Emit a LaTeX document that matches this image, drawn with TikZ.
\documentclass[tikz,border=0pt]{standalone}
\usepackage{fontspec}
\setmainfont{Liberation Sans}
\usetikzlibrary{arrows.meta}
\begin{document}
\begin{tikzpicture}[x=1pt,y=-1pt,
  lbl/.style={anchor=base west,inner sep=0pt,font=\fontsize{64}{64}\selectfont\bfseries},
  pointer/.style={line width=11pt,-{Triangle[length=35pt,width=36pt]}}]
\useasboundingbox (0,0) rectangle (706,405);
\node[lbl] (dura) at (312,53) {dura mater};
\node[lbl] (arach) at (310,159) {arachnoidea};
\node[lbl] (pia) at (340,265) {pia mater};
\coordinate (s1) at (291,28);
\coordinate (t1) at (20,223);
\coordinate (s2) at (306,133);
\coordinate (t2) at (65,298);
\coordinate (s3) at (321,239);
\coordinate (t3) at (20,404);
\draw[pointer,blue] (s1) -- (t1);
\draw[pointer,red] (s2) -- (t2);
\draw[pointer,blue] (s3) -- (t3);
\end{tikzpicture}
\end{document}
------------------------
WHAT YOU WILL DO:
Copy the material above back out, exactly as written.

PROBLEM SOLUTION:
Emit a LaTeX document that matches this image, drawn with TikZ.
\documentclass[tikz,border=0pt]{standalone}
\usepackage{fontspec}
\setmainfont{Liberation Sans}
\usetikzlibrary{arrows.meta}
\begin{document}
\begin{tikzpicture}[x=1pt,y=-1pt,
  lbl/.style={anchor=base west,inner sep=0pt,font=\fontsize{64}{64}\selectfont\bfseries},
  pointer/.style={line width=11pt,-{Triangle[length=35pt,width=36pt]}}]
\useasboundingbox (0,0) rectangle (706,405);
\node[lbl] (dura) at (312,53) {dura mater};
\node[lbl] (arach) at (310,159) {arachnoidea};
\node[lbl] (pia) at (340,265) {pia mater};
\coordinate (s1) at (291,28);
\coordinate (t1) at (20,223);
\coordinate (s2) at (306,133);
\coordinate (t2) at (65,298);
\coordinate (s3) at (321,239);
\coordinate (t3) at (20,404);
\draw[pointer,blue] (s1) -- (t1);
\draw[pointer,red] (s2) -- (t2);
\draw[pointer,blue] (s3) -- (t3);
\end{tikzpicture}
\end{document}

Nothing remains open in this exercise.